Кастелау | страница 79



Кстати, и геройское деяние Тити тоже с Хекенбихлером связано. (Я эту историю пока что только со слов самой Тити знаю. Не думаю, чтобы все было в точности так, как она излагает. Тити склонна к преувеличениям. Особенно по части собственных достоинств.)

Так вот, Хекенбихлер, по ее словам, вызвал Кляйнпетера к себе в ратушу и стал предъявлять претензии: почему до сих пор не начаты съемки. Это, мол, попахивает уклонением от работы (или как там это на их канцелярщине называется), и он вынужден будет доложить в вышестоящие инстанции. Кляйнпетер объяснил задержку болезнью в актерском ансамбле. Выпала одна из главных ролей. И пока исполнительница не поправится, увы, как ни прискорбно, остается только ждать.

Судя по всему, ему с ходу ничего более убедительного просто в голову не пришло. Отговорка и впрямь не бог весть какая, потому что Хекенбихлер немедленно пожелал лично навестить заболевшую. Марии Маар, которая вообще еще не в курсе нашей махинации, роль болящей поручить было нельзя. Оставалась только Тити. Это счастье еще, что Хекенбихлер никогда в жизни в кино не был. Благодаря чему без особого труда удалось внушить ему, что Тити – восходящая звезда студии УФА. Юная героиня, на которой чуть ли не весь фильм держится.

Она мгновенно уяснила актерскую задачу: как можно убедительнее сыграть больную, что-нибудь серьезное, воспаление легких или что-то вроде того. И согласилась с восторгом. Но Сервациус ей строго-настрого приказал: не произносить ни слова. Похоже, опасался, как бы она чего-нибудь не ляпнула.

«Вечно мне роли без текста достаются!» – злилась она.

Но за дело взялась с таким рвением, на какое только она способна. Надела белую ночную рубашку до пят и улеглась на одр болезни. На груди рубашку намочила слегка, чтобы к телу липла. «Ну, это у меня вроде как жар, – объяснила мне с гордостью. – А кроме того, фигуру подчеркивает». Словом, отнеслась ко всему как к настоящей кинопробе.

Едва Хекенбихлер заявился в трактир – он, как правило, приходит один, но с таким видом, будто за ним целый взвод молодчиков марширует, – Кляйнпетер попросил его срочно вызвать врача. (Предварительно узнав от госпожи Мельхиор, что во всей округе врача днем с огнем не сыщешь.) Весь план съемочных работ – а план в Берлине утверждали! – полетит к черту, если госпожа Адам надолго выйдет из строя. А у нее, быть может, воспаление легких, что при такой стуже совсем не удивительно.
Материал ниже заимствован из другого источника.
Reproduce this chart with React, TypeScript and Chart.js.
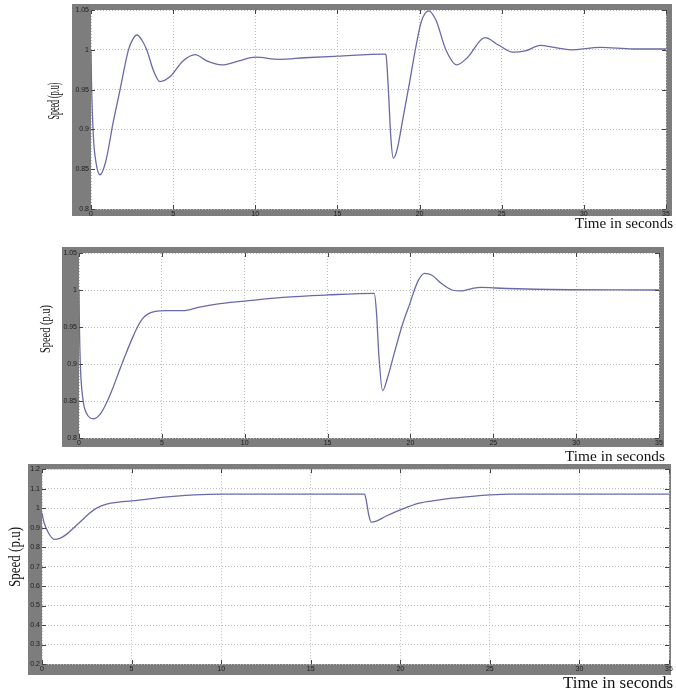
import React, { useEffect, useRef } from "react";
import { Chart, registerables } from "chart.js";

Chart.register(...registerables);

// ---------- data ----------
const xTickValues = [0, 5, 10, 15, 20, 25, 30, 35];

const time1 = [
  0, 0.03, 0.14, 0.3, 0.55, 0.9, 1.36, 1.77, 2.28, 2.55, 2.8, 3.1, 3.39, 3.8, 4.2, 4.8, 5.6, 6.34, 7.05, 7.97,
  9.0, 10, 11.5, 13, 15, 17.9, 17.95, 18.1, 18.25, 18.4, 18.6, 19.0, 19.4, 19.74, 20.1, 20.55, 21.0, 21.6,
  22.26, 22.9, 23.98, 24.8, 25.67, 26.5, 27.34, 28.2, 29.2, 31, 33, 35,
];
const speed1 = [
  1.0, 0.96, 0.893, 0.859, 0.843, 0.86, 0.91, 0.95, 1.0, 1.0135, 1.0186, 1.012, 1.0, 0.974, 0.96, 0.966,
  0.986, 0.994, 0.986, 0.981, 0.986, 0.9907, 0.988, 0.99, 0.992, 0.9945, 0.994, 0.95, 0.89, 0.864, 0.872,
  0.915, 0.96, 1.0, 1.035, 1.049, 1.037, 1.0, 0.981, 0.99, 1.0153, 1.006, 0.997, 0.999, 1.0055, 1.003, 1.0,
  1.003, 1.001, 1.001,
];

const time2 = [
  0, 0.02, 0.08, 0.24, 0.44, 0.9, 1.3, 1.65, 2.05, 2.45, 2.85, 3.26, 3.6, 3.86, 4.2, 4.6, 5.27, 6.28, 7.28,
  8.3, 10, 12.3, 15, 17.82, 17.95, 18.1, 18.32, 18.6, 19.03, 19.5, 20, 20.24, 20.5, 20.85, 21.3, 21.86, 22.5,
  23.07, 23.7, 24.28, 25.1, 27.5, 35,
];
const speed2 = [
  1.0, 0.96, 0.9, 0.852, 0.834, 0.826, 0.833, 0.847, 0.868, 0.892, 0.915, 0.937, 0.953, 0.962, 0.968, 0.971,
  0.972, 0.972, 0.977, 0.981, 0.985, 0.99, 0.9933, 0.9955, 0.97, 0.91, 0.864, 0.88, 0.915, 0.952, 0.984, 1.0,
  1.014, 1.0225, 1.02, 1.009, 1.0, 0.9987, 1.002, 1.0036, 1.0027, 1.001, 1.0,
];

const time3 = [
  0, 0.1, 0.37, 0.69, 1.0, 1.4, 1.75, 2.2, 2.6, 3.05, 3.61, 4.3, 5.0, 6.0, 7.33, 8.5, 10, 18.0, 18.1, 18.25,
  18.38, 18.7, 19.16, 20.1, 21.0, 22.0, 22.9, 24, 25, 26.1, 35,
];
const speed3 = [
  0.975, 0.93, 0.871, 0.84, 0.845, 0.868, 0.897, 0.935, 0.97, 1.0, 1.0205, 1.031, 1.037, 1.048, 1.06, 1.068,
  1.072, 1.072, 1.04, 0.96, 0.928, 0.935, 0.957, 0.995, 1.025, 1.04, 1.051, 1.061, 1.068, 1.072, 1.072,
];

const yLabelText = "Speed (p.u)";
const xLabelText = "Time in seconds";

// ---------- layout ----------
type Panel = {
  top: number;
  height: number;
  frame: { l: number; r: number; t: number; b: number };
  plot: { l: number; r: number; t: number; b: number };
  yMin: number;
  yMax: number;
  yStep: number;
  time: number[];
  speed: number[];
  yLabel: { cx: number; cy: number; size: number; len: number };
  xLabel: { right: number; cy: number; size: number; len: number };
};

const W = 676;

const panels: Panel[] = [
  {
    top: 0,
    height: 236,
    frame: { l: 72, r: 672, t: 4, b: 216 },
    plot: { l: 91, r: 666, t: 10, b: 209 },
    yMin: 0.8,
    yMax: 1.05,
    yStep: 0.05,
    time: time1,
    speed: speed1,
    yLabel: { cx: 55, cy: 101, size: 17, len: 37 },
    xLabel: { right: 673, cy: 224, size: 15, len: 98 },
  },
  {
    top: 236,
    height: 227,
    frame: { l: 62, r: 664, t: 247, b: 447 },
    plot: { l: 79, r: 659, t: 253, b: 438 },
    yMin: 0.8,
    yMax: 1.05,
    yStep: 0.05,
    time: time2,
    speed: speed2,
    yLabel: { cx: 46, cy: 329, size: 15, len: 48 },
    xLabel: { right: 665, cy: 457, size: 15, len: 100 },
  },
  {
    top: 463,
    height: 232,
    frame: { l: 28, r: 671, t: 464, b: 675 },
    plot: { l: 42, r: 669, t: 469, b: 664 },
    yMin: 0.2,
    yMax: 1.2,
    yStep: 0.1,
    time: time3,
    speed: speed3,
    yLabel: { cx: 16, cy: 557, size: 16, len: 60 },
    xLabel: { right: 673, cy: 684, size: 16, len: 110 },
  },
];

const FRAME = "#7d7d7d";
const LINE = "#6a6aa8";
const GRID = "#bdbdbd";

function PanelChart({ p }: { p: Panel }) {
  const ref = useRef<HTMLCanvasElement | null>(null);

  useEffect(() => {
    const canvas = ref.current;
    if (!canvas) return;
    const T = p.top;
    const yAxisW = p.plot.l - p.frame.l;
    const xAxisH = p.frame.b - p.plot.b;

    const framePlugin = {
      id: "frame" + T,
      beforeDraw(chart: any) {
        const ctx = chart.ctx;
        const a = chart.chartArea;
        ctx.save();
        ctx.fillStyle = FRAME;
        ctx.fillRect(p.frame.l, p.frame.t - T, p.frame.r - p.frame.l, p.frame.b - p.frame.t);
        ctx.fillStyle = "#ffffff";
        ctx.fillRect(a.left, a.top, a.right - a.left, a.bottom - a.top);
        ctx.restore();
      },
      afterDraw(chart: any) {
        const ctx = chart.ctx;
        const a = chart.chartArea;
        const xs = chart.scales.x;
        const ys = chart.scales.y;
        ctx.save();
        // small inward tick marks like MATLAB
        ctx.strokeStyle = "#444";
        ctx.lineWidth = 1;
        ctx.beginPath();
        xs.ticks.forEach((t: any) => {
          const x = Math.round(xs.getPixelForValue(t.value)) + 0.5;
          ctx.moveTo(x, a.top);
          ctx.lineTo(x, a.top + 4);
          ctx.moveTo(x, a.bottom);
          ctx.lineTo(x, a.bottom - 4);
        });
        ys.ticks.forEach((t: any) => {
          const y = Math.round(ys.getPixelForValue(t.value)) + 0.5;
          ctx.moveTo(a.left, y);
          ctx.lineTo(a.left + 4, y);
          ctx.moveTo(a.right, y);
          ctx.lineTo(a.right - 4, y);
        });
        ctx.stroke();

        // y axis title (condensed serif)
        ctx.fillStyle = "#111";
        ctx.font = `${p.yLabel.size}px "Liberation Serif", "DejaVu Serif", serif`;
        const wy = ctx.measureText(yLabelText).width;
        ctx.save();
        ctx.translate(p.yLabel.cx, p.yLabel.cy - T);
        ctx.rotate(-Math.PI / 2);
        ctx.scale(p.yLabel.len / wy, 1);
        ctx.textAlign = "center";
        ctx.textBaseline = "middle";
        ctx.fillText(yLabelText, 0, 0);
        ctx.restore();

        // x axis title
        ctx.font = `${p.xLabel.size}px "Liberation Serif", "DejaVu Serif", serif`;
        const wx = ctx.measureText(xLabelText).width;
        ctx.save();
        ctx.translate(p.xLabel.right - p.xLabel.len, p.xLabel.cy - T);
        ctx.scale(p.xLabel.len / wx, 1);
        ctx.textAlign = "left";
        ctx.textBaseline = "middle";
        ctx.fillText(xLabelText, 0, 0);
        ctx.restore();
        ctx.restore();
      },
    };

    const chart = new Chart(canvas, {
      type: "line",
      data: {
        datasets: [
          {
            data: p.time.map((t, i) => ({ x: t, y: p.speed[i] })),
            borderColor: LINE,
            borderWidth: 1.3,
            pointRadius: 0,
            fill: false,
            cubicInterpolationMode: "monotone",
          },
        ],
      },
      options: {
        responsive: false,
        animation: false,
        events: [],
        layout: {
          padding: {
            left: p.frame.l,
            right: W - p.plot.r,
            top: p.plot.t - T,
            bottom: T + p.height - p.frame.b,
          },
        },
        plugins: { legend: { display: false }, tooltip: { enabled: false } },
        scales: {
          x: {
            type: "linear",
            min: 0,
            max: 35,
            afterFit(scale: any) {
              scale.height = xAxisH;
            },
            afterBuildTicks(scale: any) {
              scale.ticks = xTickValues.map((v) => ({ value: v }));
            },
            ticks: {
              autoSkip: false,
              maxRotation: 0,
              padding: 1,
              color: "#1e1e1e",
              font: { size: 7, family: '"Liberation Sans", Arial, sans-serif' },
              callback: (v: any) => String(v),
            },
            grid: { color: GRID, lineWidth: 1, drawTicks: false },
            border: { display: false, dash: [1, 2] },
          },
          y: {
            type: "linear",
            min: p.yMin,
            max: p.yMax,
            afterFit(scale: any) {
              scale.width = yAxisW;
            },
            ticks: {
              stepSize: p.yStep,
              autoSkip: false,
              padding: 2,
              color: "#1e1e1e",
              font: { size: 7, family: '"Liberation Sans", Arial, sans-serif' },
              callback: (v: any) => String(Math.round(Number(v) * 100) / 100),
            },
            grid: { color: GRID, lineWidth: 1, drawTicks: false },
            border: { display: false, dash: [1, 2] },
          },
        },
      } as any,
      plugins: [framePlugin],
    });
    return () => chart.destroy();
  }, [p]);

  return (
    <canvas
      ref={ref}
      width={W}
      height={p.height}
      style={{ position: "absolute", left: 0, top: p.top, width: W, height: p.height }}
    />
  );
}

export default function App() {
  return (
    <div
      style={{
        position: "absolute",
        left: 0,
        top: 0,
        width: W,
        height: 695,
        background: "#ffffff",
        overflow: "hidden",
      }}
    >
      {panels.map((p, i) => (
        <PanelChart key={i} p={p} />
      ))}
    </div>
  );
}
Хекенбихлер тут же предложил организовать транспортировку больной в клинику в Берхтесгаден, что Кляйнпетер, как нетрудно догадаться, со своей стороны категорически отклонил. Господин ортсгруппенляйтер должен понимать: подобную транспортировку госпожа Адам в ее нынешнем состоянии может просто не пережить. Но, разумеется, если он как староста берет на себя такую ответственность, все его указания, конечно же, будут выполнены. Ему, Кляйнпетеру, так только лучше, особенно из-за Берлина, меньше всего ему хотелось бы нажить неприятности в министерстве. Тем более что, по слухам, – быть может, все это только пустая болтовня, но на всякий случай к сведению принять не мешает, – у госпожи Адам там, в министерстве, личный покровитель имеется. На высокой, можно сказать, даже высшей должности. Услышав такое, Хекенбихлер разом подобрался, превратившись в подобострастного и ретивого служаку. По нынешним временам одно упоминание любой высшей должности кому угодно внушает страх.